How long should a podcast clip be for Instagram Reels? For Reels, aim for 15–45 seconds for most clips, and under 30 for a single punchy line. Instagram allows up to three minutes, but shorter clips are surfaced to non-followers more readily and hold completion rate better. Save the 60–90-second cuts for stories that genuinely need the room.

Should AI clips be 30 seconds or 60 seconds? Neither by default, let the moment decide. A single tip lands in 30; a story or built argument needs 60–90. If you have to pick one number that travels across platforms, 30–60 seconds is the safest band, because it fits a complete idea while keeping enough viewers to the finish.

Is it better to make one long clip or several short ones? Several short ones, in most cases. A single episode holds distinct moments, a punchline, a story, an argument, and each wants its own length.

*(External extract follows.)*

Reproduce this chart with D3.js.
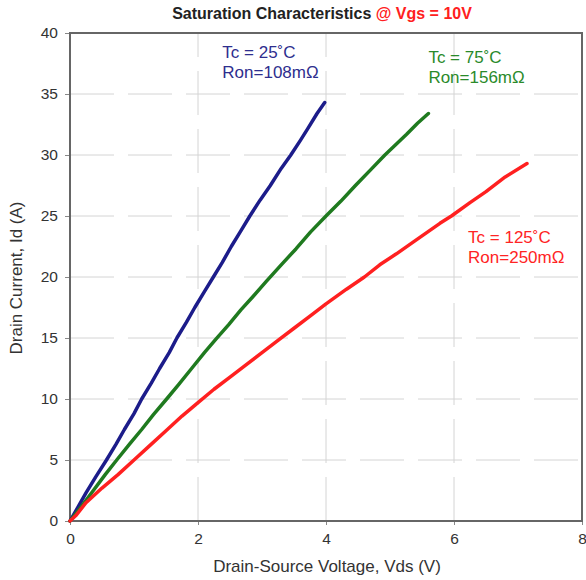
<!DOCTYPE html>
<html>
<head>
<meta charset="utf-8">
<script src="https://cdn.jsdelivr.net/npm/d3@7"></script>
<style>
	body { margin: 0; background: #fff; }
	svg { font-family: "Liberation Sans", Arial, sans-serif; }
</style>
</head>
<body>
<div id="chart"></div>
<script>
'use strict';

// values
const xTicks = [0, 2, 4, 6, 8];
const yTicks = [0, 5, 10, 15, 20, 25, 30, 35, 40];

const vds25 = [0, 0.12, 0.25, 0.4, 0.57, 0.72, 0.85, 1.0, 1.12, 1.27, 1.4, 1.55, 1.67, 1.82, 1.95, 2.1, 2.24, 2.38, 2.52, 2.66, 2.81, 2.97, 3.13, 3.3, 3.45, 3.6, 3.72, 3.86, 3.98];
const id25  = [0, 1.1, 2.3, 3.6, 5.0, 6.3, 7.5, 8.8, 10.0, 11.3, 12.5, 13.8, 15.0, 16.3, 17.5, 18.8, 20.0, 21.2, 22.5, 23.7, 25.0, 26.3, 27.5, 28.9, 30.0, 31.2, 32.2, 33.4, 34.3];

const vds75 = [0, 0.18, 0.35, 0.55, 0.73, 0.93, 1.12, 1.3, 1.51, 1.7, 1.9, 2.1, 2.28, 2.48, 2.67, 2.86, 3.06, 3.3, 3.53, 3.76, 4.0, 4.23, 4.46, 4.7, 4.92, 5.1, 5.26, 5.43, 5.6];
const id75  = [0, 1.2, 2.4, 3.8, 5.0, 6.3, 7.5, 8.7, 10.0, 11.2, 12.5, 13.8, 14.9, 16.1, 17.3, 18.4, 19.6, 21.0, 22.3, 23.7, 25.0, 26.2, 27.5, 28.8, 30.0, 30.9, 31.7, 32.6, 33.4];

const vds125 = [0, 0.1, 0.25, 0.5, 0.75, 1.0, 1.25, 1.5, 1.75, 2.0, 2.25, 2.5, 2.75, 3.0, 3.25, 3.5, 3.75, 4.0, 4.32, 4.6, 4.84, 5.1, 5.4, 5.78, 5.96, 6.25, 6.5, 6.8, 7.14];
const id125  = [0, 0.5, 1.5, 2.7, 3.8, 5.0, 6.2, 7.4, 8.6, 9.7, 10.8, 11.8, 12.8, 13.8, 14.8, 15.8, 16.8, 17.8, 19.0, 20.0, 21.0, 21.9, 23.0, 24.4, 25.0, 26.1, 27.0, 28.2, 29.3];

const seriesColors = ["#1c1c8a", "#1f7a1f", "#ff2020"];
const textColors   = ["#2e2e8e", "#2a8a2a", "#ff2424"];
const labelTc  = ["Tc = 25˚C", "Tc = 75˚C", "Tc = 125˚C"];
const labelRon = ["Ron=108mΩ", "Ron=156mΩ", "Ron=250mΩ"];
// label anchor in data units (Vds, Id)
const labelX = [2.38, 5.6, 6.22];
const labelY = [37.95, 37.55, 22.8];

const width = 586, height = 580;
const margin = { top: 33, right: 4, bottom: 59, left: 70 };

const svg = d3.select("#chart")
	.append("svg")
		.attr("width", width)
		.attr("height", height);

const xScale = d3.scaleLinear()
	.domain([0, 8])
	.range([margin.left, width - margin.right]);

const yScale = d3.scaleLinear()
	.domain([0, 40])
	.range([height - margin.bottom, margin.top]);

// grid
svg.append("g")
	.selectAll("line")
	.data(yTicks.slice(1, -1))
	.join("line")
		.attr("x1", xScale(0))
		.attr("x2", xScale(8))
		.attr("y1", d => yScale(d))
		.attr("y2", d => yScale(d))
		.attr("stroke", "#d4d4d4")
		.attr("stroke-dasharray", "44,14");

svg.append("g")
	.selectAll("line")
	.data(xTicks.slice(1, -1))
	.join("line")
		.attr("x1", d => xScale(d))
		.attr("x2", d => xScale(d))
		.attr("y1", yScale(0))
		.attr("y2", yScale(40))
		.attr("stroke", "#d4d4d4")
		.attr("stroke-dasharray", "44,14");

// axes
const xAxis = svg.append("g")
	.attr("transform", `translate(0,${yScale(0)})`)
	.call(d3.axisBottom(xScale).tickValues(xTicks).tickSize(4).tickPadding(8));

const yAxis = svg.append("g")
	.attr("transform", `translate(${xScale(0)},0)`)
	.call(d3.axisLeft(yScale).tickValues(yTicks).tickSize(5).tickPadding(7));

[xAxis, yAxis].forEach(a => {
	a.select(".domain").remove();
	a.selectAll("line").attr("stroke", "#888");
	a.selectAll("text")
		.attr("font-size", 15.5)
		.attr("font-family", "Liberation Sans, Arial, sans-serif")
		.attr("fill", "#333");
});

// frame
svg.append("rect")
	.attr("x", xScale(0))
	.attr("y", yScale(40))
	.attr("width", xScale(8) - xScale(0))
	.attr("height", yScale(0) - yScale(40))
	.attr("fill", "none")
	.attr("stroke", "#666")
	.attr("stroke-width", 2);

// curves
const seriesData = [
	d3.zip(vds25, id25),
	d3.zip(vds75, id75),
	d3.zip(vds125, id125)
];

const lineGenerator = d3.line()
	.x(d => xScale(d[0]))
	.y(d => yScale(d[1]));

svg.append("g")
	.selectAll("path")
	.data(seriesData)
	.join("path")
		.attr("d", lineGenerator)
		.attr("fill", "none")
		.attr("stroke", (d, i) => seriesColors[i])
		.attr("stroke-width", 3.5)
		.attr("stroke-linejoin", "round")
		.attr("stroke-linecap", "round");

// labels
const labels = svg.append("g")
	.selectAll("text")
	.data(labelTc)
	.join("text")
		.attr("x", (d, i) => xScale(labelX[i]))
		.attr("y", (d, i) => yScale(labelY[i]))
		.attr("font-size", 17)
		.attr("fill", (d, i) => textColors[i]);

labels.append("tspan")
	.text(d => d);
labels.append("tspan")
	.attr("x", (d, i) => xScale(labelX[i]))
	.attr("dy", 20)
	.text((d, i) => labelRon[i]);

// title
const title = svg.append("text")
	.attr("x", 322)
	.attr("y", 19)
	.attr("text-anchor", "middle")
	.attr("font-size", 16)
	.attr("font-weight", "bold");
title.append("tspan").attr("fill", "#222").text("Saturation Characteristics ");
title.append("tspan").attr("fill", "#ff2020").text("@ Vgs = 10V");

// axis titles
svg.append("text")
	.attr("x", 327)
	.attr("y", 572)
	.attr("text-anchor", "middle")
	.attr("font-size", 17)
	.attr("fill", "#333")
	.text("Drain-Source Voltage, Vds (V)");

svg.append("text")
	.attr("transform", "translate(22,278) rotate(-90)")
	.attr("text-anchor", "middle")
	.attr("font-size", 17)
	.attr("fill", "#333")
	.text("Drain Current, Id (A)");
</script>
</body>
</html>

Three tight clips gather more signal about what works than one sprawling cut, and short-form is where 42% of listeners now find new shows (castmagic). Cut to the idea, not to post less often.

Why does my AI clipper keep making clips too long? Because it scores for a complete thought, and complete thoughts include wind-up and qualifiers. Clamp the target length range to force tighter cuts, then hand-trim the first second or two of "so, yeah, um" off the front. The model hands you a complete idea; your trim cuts it down to the sharp one.

Does clip length affect which moments the AI finds? Yes, directly. A short target surfaces punchlines and one-liners; a long target surfaces stories and arguments. Set the range too narrow and the model never even nominates your best long moment. Run a wide or auto pass first to see everything, then re-run tight for a specific platform.